Millimeter wave spectrum will deliver the fastest version of 5G services, and after six months of semi-secretive auctions, the Federal Communications Commission has finally announced the winners of 28GHz and 24GHz U.S. spectrum. The commission raised over $2.7 billion across the auctions, and the winners were mostly major players in the telecom industry: AT&T bid over $982 million for 831 24GHz licenses, T-Mobile bid $803 million for 1,346 24GHz licenses, and Verizon bid $505 million for 1,066 28GHz licenses.

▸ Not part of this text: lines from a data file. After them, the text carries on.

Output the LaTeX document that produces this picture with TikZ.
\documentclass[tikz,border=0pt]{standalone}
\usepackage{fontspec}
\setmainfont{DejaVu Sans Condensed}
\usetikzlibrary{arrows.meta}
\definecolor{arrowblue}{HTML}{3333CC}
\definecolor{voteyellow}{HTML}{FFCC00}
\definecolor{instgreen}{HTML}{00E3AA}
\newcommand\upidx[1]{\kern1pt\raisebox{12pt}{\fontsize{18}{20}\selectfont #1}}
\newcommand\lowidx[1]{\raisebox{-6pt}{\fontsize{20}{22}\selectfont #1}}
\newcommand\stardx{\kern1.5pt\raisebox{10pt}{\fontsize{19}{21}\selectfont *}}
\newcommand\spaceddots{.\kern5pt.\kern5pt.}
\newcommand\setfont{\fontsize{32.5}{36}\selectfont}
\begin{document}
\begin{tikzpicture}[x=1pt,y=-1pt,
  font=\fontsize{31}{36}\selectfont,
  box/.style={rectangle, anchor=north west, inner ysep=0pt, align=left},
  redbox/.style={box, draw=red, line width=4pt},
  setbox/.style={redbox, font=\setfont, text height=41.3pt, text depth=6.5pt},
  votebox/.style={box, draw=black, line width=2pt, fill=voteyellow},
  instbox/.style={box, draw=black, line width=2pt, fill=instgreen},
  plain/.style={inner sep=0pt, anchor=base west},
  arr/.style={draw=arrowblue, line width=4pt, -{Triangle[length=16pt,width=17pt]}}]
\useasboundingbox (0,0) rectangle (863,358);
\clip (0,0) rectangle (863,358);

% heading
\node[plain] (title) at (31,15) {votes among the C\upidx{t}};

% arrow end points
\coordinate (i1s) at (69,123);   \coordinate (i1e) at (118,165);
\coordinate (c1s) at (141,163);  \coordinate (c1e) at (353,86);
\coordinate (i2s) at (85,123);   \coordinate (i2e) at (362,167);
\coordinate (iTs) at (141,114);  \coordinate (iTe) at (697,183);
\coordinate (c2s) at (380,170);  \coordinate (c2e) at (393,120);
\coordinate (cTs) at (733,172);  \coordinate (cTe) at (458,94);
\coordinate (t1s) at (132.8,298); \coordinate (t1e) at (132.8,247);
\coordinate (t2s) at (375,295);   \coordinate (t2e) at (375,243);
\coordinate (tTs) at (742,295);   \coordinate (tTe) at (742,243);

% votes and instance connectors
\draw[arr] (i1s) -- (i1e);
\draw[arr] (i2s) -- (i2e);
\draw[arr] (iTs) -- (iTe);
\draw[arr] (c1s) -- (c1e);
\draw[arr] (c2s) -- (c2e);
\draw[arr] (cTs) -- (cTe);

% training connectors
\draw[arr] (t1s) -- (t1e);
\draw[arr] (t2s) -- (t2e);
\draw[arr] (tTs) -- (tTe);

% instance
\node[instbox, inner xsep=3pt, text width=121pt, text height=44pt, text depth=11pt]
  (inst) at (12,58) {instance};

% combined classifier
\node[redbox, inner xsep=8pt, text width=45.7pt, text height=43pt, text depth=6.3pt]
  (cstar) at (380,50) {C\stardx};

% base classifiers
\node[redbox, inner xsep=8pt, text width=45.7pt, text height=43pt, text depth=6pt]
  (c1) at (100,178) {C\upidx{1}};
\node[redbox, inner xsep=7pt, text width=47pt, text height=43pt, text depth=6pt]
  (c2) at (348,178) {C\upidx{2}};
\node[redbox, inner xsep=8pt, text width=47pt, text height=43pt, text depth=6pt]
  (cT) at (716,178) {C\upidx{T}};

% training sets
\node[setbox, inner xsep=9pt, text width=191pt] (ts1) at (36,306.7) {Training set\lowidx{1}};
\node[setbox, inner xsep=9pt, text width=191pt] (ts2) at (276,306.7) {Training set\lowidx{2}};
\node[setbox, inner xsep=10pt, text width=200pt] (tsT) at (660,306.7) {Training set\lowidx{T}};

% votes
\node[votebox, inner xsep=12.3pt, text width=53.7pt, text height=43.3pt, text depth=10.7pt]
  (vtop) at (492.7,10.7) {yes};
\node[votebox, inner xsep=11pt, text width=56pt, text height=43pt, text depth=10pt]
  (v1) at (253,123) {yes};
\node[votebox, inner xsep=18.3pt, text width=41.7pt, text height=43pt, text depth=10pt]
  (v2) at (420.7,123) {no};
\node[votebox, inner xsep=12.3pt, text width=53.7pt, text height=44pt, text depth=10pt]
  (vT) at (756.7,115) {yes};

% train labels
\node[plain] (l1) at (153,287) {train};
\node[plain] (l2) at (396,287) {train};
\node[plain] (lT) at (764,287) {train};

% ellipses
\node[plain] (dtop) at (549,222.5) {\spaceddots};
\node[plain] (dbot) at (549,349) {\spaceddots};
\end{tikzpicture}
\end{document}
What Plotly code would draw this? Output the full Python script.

Almost 60 bidders preregistered for the 24GHz auction, including cable companies Cox and Frontier, as well as a variety of smaller regional carriers. Verizon and AT&T notably used the auctions to augment their prior millimeter wave holdings purchased from other companies, enabling them to expand upon the early 5G services tested and launched on those frequencies. T-Mobile won enough 24GHz licenses to establish itself with millimeter wave towers, after having previously focused almost exclusively on a strategy of using low-frequency and midband holdings for 5G.
Recognizing the spectrum’s potential, the FCC offered significant discounts for small and rural bidders to encourage competition. But the most notable winning bidder after the big three carriers was U.S. Cellular, which won 590 licenses for $254 million.
Though the FCC announced a $702 million haul for 28GHz spectrum in late January, and proceeds of just under $2 billion from its first phase of 24GHz bidding, a second and final “assignment phase” pushed the latter to $2.024 billion as of its close late on May 28. The commission’s bidding process dragged each auction out for over two months, and with gaps between auctions bidders’ identities have remained secret since last November.
Auction participants fought for geography-specific rights to millimeter wave spectrum, such that one carrier could buy rights to 24GHz spectrum in central Utah and another might have already won 28GHz spectrum in the same area. While the two aren’t identical, they’re very similar, and either will enable a carrier to deliver multi-gigabit data rates with extremely low latencies — assuming the carrier is willing to install many “small cell” radios within an area to distribute the high-speed but short-distance millimeter wave signals.
Millimeter wave spectrum was considered all but useless for consumer devices several years ago, as the hardware necessary to send and receive millimeter wave signals tended to be satellite dish- or oven-sized. But engineers saw potential in the spectrum and successfully shrunk millimeter wave hardwareinto pocketable components, the first of which are now available in Netgear’s Nighthawk 5G Hotspot, Motorola’s 5G Moto Mod, and Samsung’s Galaxy S10 5G phone.
In the absence of millimeter wave holdings or hardware, some carriers have opted to launch 5G on non-millimeter wave “sub-6GHz” frequencies that are likely to be slower, but with the ability to travel longer distances. U.S. carriers plan to use both types of frequencies but to start with millimeter wave, while other carriers will generally start with sub-6GHz frequencies and then add millimeter wave when it becomes locally available.